=== Record list ===

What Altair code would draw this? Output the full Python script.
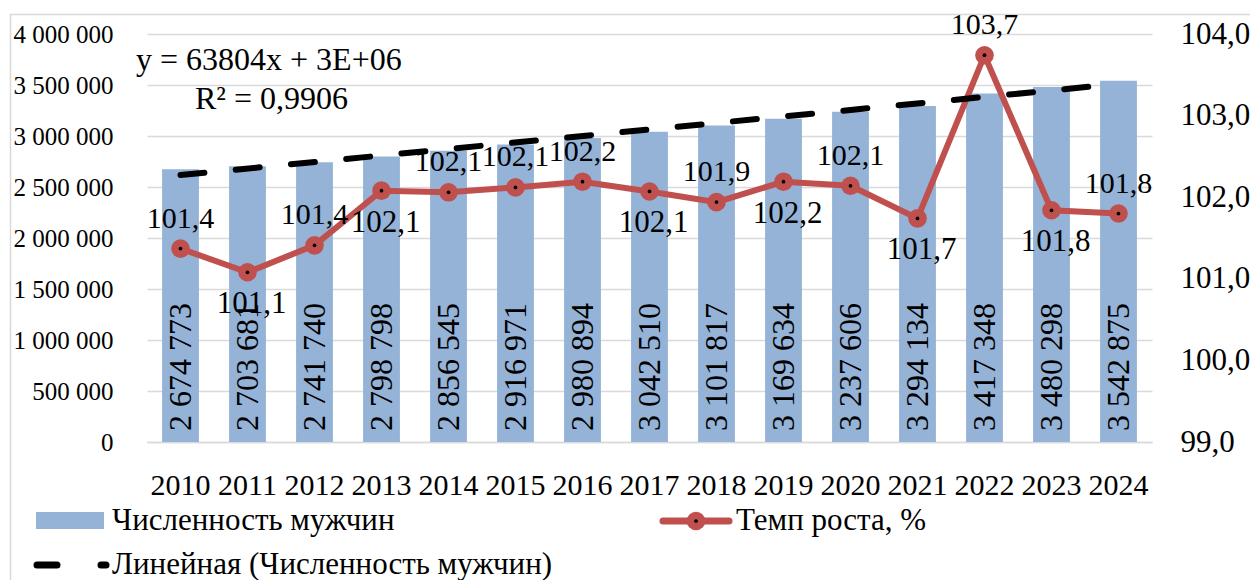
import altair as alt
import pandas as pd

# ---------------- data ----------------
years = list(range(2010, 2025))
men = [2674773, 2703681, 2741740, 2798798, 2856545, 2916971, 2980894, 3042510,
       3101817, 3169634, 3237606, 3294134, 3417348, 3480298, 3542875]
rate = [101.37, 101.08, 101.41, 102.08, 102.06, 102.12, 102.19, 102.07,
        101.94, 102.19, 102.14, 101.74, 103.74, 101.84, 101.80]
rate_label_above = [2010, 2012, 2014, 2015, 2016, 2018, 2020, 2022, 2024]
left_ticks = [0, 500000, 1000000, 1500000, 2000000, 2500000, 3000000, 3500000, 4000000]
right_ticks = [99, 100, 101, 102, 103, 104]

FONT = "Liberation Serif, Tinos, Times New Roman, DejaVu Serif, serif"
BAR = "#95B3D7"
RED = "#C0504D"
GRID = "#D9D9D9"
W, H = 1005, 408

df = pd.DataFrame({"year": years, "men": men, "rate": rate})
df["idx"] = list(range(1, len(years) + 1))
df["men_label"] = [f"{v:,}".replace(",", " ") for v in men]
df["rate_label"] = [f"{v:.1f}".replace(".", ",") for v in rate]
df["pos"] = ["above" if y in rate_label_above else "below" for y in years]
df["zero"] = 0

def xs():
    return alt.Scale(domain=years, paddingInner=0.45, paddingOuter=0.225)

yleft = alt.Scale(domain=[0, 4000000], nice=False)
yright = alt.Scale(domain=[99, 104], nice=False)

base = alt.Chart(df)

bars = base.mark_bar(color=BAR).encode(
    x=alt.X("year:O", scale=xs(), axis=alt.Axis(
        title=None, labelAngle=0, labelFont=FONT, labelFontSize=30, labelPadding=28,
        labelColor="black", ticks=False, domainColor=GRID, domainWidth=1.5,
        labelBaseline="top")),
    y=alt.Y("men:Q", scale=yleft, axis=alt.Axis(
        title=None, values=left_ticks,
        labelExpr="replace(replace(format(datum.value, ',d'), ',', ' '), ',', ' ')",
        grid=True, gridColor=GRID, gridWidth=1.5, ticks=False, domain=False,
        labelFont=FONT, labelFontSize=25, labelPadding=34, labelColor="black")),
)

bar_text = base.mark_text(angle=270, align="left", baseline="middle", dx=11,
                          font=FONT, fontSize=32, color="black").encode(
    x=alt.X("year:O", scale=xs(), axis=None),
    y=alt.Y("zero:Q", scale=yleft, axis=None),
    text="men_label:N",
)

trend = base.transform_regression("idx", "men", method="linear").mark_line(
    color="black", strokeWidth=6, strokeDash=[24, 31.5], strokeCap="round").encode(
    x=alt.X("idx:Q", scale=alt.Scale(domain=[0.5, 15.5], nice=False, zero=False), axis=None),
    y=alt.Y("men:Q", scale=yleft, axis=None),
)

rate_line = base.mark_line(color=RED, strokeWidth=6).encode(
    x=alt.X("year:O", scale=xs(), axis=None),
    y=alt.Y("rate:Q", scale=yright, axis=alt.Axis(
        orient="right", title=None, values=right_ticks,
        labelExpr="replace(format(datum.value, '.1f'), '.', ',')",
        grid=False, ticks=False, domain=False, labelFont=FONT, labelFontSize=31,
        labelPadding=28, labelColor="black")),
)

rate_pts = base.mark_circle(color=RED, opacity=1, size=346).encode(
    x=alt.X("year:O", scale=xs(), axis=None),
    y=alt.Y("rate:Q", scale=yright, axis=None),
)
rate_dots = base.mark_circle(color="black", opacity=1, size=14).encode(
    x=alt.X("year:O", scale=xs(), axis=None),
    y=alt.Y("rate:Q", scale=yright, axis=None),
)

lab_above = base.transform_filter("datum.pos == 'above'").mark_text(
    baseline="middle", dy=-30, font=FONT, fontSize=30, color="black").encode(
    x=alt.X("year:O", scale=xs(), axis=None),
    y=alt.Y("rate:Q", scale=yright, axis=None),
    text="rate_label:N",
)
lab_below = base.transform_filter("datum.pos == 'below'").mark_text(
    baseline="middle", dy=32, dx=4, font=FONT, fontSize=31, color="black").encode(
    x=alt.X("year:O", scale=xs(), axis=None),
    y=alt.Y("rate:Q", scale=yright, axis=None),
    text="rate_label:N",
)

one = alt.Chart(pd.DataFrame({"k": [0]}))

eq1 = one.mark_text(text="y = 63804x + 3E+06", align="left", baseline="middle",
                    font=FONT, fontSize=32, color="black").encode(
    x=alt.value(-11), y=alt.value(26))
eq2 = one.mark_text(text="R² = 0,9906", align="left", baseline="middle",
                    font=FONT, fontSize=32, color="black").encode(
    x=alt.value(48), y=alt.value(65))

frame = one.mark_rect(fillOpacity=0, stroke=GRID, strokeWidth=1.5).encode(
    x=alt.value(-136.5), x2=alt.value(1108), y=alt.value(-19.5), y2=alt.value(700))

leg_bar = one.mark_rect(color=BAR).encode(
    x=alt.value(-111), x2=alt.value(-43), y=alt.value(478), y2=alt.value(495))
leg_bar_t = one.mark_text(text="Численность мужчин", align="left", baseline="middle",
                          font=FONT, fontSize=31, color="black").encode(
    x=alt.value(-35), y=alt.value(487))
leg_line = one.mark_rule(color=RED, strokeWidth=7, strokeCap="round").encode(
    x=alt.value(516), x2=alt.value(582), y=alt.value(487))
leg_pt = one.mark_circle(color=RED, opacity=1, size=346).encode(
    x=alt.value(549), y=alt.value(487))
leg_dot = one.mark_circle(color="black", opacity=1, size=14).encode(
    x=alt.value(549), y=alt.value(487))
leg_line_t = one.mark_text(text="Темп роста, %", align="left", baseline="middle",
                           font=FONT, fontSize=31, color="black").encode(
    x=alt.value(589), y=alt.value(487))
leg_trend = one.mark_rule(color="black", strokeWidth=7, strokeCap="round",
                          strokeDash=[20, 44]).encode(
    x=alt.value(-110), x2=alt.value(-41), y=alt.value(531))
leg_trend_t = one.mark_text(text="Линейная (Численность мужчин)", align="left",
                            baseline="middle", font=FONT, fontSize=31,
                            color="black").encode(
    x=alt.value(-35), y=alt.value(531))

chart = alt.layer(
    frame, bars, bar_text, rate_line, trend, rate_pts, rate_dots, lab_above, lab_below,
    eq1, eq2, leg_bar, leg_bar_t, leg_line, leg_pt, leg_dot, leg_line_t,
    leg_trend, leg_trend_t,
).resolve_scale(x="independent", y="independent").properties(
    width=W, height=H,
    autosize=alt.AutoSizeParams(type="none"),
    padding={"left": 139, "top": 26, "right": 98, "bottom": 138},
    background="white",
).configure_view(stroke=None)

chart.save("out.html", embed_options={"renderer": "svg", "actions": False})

===
=== Record list ===

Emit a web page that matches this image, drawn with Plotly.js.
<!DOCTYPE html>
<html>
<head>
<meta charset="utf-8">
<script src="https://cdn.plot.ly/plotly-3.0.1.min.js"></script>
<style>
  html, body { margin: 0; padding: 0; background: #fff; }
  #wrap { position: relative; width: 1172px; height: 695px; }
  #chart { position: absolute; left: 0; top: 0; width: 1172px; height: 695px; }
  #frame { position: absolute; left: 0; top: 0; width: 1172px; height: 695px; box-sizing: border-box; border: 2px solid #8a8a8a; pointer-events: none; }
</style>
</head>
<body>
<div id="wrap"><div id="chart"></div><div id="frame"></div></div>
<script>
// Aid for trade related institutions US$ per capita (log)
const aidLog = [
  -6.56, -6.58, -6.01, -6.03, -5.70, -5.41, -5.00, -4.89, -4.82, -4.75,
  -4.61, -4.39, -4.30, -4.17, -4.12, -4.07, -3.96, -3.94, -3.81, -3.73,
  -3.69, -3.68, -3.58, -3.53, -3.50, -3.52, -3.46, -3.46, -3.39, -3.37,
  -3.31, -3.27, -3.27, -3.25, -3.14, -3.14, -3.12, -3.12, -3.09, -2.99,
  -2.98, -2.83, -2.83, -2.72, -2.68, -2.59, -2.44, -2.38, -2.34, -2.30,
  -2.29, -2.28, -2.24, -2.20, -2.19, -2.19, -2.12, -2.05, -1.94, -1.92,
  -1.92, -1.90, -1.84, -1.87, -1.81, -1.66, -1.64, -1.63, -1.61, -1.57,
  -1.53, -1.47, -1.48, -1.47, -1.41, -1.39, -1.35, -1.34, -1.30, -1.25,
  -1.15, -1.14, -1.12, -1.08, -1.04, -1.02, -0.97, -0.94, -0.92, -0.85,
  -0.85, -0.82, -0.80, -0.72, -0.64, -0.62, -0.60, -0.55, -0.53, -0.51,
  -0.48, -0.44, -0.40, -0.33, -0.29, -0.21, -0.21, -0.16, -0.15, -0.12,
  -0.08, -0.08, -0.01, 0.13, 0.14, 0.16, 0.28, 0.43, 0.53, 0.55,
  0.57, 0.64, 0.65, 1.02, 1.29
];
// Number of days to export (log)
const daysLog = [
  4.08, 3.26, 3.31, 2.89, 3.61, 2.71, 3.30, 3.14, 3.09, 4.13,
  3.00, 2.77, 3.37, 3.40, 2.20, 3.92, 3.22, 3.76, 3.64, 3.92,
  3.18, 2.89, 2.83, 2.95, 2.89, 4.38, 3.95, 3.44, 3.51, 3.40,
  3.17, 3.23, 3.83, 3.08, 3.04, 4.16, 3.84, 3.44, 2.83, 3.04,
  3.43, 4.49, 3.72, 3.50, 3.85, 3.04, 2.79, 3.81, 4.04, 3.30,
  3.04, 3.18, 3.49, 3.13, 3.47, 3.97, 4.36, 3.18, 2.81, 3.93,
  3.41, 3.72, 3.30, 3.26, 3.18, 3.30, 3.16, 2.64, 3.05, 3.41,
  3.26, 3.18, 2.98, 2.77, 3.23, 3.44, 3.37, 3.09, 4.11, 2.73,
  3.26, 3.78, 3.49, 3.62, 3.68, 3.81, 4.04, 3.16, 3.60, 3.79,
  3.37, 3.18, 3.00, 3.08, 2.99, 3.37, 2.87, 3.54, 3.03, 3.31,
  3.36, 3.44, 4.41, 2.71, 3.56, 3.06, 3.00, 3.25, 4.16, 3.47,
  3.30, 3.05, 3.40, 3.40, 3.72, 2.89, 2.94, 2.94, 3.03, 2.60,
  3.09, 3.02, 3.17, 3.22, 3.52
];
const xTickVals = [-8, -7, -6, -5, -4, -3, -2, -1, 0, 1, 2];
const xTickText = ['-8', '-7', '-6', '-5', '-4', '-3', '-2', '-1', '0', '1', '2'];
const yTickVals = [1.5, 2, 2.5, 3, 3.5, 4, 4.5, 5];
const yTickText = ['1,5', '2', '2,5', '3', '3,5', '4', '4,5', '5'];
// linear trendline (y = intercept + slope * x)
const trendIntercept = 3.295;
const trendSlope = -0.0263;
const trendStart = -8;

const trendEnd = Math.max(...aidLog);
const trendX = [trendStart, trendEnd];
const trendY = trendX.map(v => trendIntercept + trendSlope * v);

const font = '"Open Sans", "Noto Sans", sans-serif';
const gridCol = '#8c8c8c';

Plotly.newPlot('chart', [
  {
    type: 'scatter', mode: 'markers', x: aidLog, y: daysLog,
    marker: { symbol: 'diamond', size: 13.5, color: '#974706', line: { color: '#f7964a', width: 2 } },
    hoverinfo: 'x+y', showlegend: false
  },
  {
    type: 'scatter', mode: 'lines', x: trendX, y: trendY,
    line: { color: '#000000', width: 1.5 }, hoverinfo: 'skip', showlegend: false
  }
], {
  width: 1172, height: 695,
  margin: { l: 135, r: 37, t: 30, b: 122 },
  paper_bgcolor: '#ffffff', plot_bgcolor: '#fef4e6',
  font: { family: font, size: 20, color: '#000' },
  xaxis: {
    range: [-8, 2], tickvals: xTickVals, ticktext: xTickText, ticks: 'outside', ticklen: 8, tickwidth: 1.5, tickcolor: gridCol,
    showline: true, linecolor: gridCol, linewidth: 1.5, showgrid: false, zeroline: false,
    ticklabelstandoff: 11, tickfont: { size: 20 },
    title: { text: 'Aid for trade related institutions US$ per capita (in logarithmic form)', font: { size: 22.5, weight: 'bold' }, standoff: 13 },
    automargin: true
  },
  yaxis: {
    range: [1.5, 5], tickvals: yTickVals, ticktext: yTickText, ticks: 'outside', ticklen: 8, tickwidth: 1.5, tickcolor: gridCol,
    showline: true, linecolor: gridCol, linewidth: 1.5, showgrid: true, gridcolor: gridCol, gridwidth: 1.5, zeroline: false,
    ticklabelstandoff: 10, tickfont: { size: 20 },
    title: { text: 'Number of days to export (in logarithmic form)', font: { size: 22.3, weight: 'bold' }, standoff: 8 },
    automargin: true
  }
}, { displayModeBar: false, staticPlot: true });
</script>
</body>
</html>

===

## What is asked
Give back exactly the lines from the one that holds "What Altair code" to the one that holds "base = alt.Chart(df)", with both ends and without the images.

## Result below
What Altair code would draw this? Output the full Python script.
import altair as alt
import pandas as pd

# ---------------- data ----------------
years = list(range(2010, 2025))
men = [2674773, 2703681, 2741740, 2798798, 2856545, 2916971, 2980894, 3042510,
       3101817, 3169634, 3237606, 3294134, 3417348, 3480298, 3542875]
rate = [101.37, 101.08, 101.41, 102.08, 102.06, 102.12, 102.19, 102.07,
        101.94, 102.19, 102.14, 101.74, 103.74, 101.84, 101.80]
rate_label_above = [2010, 2012, 2014, 2015, 2016, 2018, 2020, 2022, 2024]
left_ticks = [0, 500000, 1000000, 1500000, 2000000, 2500000, 3000000, 3500000, 4000000]
right_ticks = [99, 100, 101, 102, 103, 104]

FONT = "Liberation Serif, Tinos, Times New Roman, DejaVu Serif, serif"
BAR = "#95B3D7"
RED = "#C0504D"
GRID = "#D9D9D9"
W, H = 1005, 408

df = pd.DataFrame({"year": years, "men": men, "rate": rate})
df["idx"] = list(range(1, len(years) + 1))
df["men_label"] = [f"{v:,}".replace(",", " ") for v in men]
df["rate_label"] = [f"{v:.1f}".replace(".", ",") for v in rate]
df["pos"] = ["above" if y in rate_label_above else "below" for y in years]
df["zero"] = 0

def xs():
    return alt.Scale(domain=years, paddingInner=0.45, paddingOuter=0.225)

yleft = alt.Scale(domain=[0, 4000000], nice=False)
yright = alt.Scale(domain=[99, 104], nice=False)

base = alt.Chart(df)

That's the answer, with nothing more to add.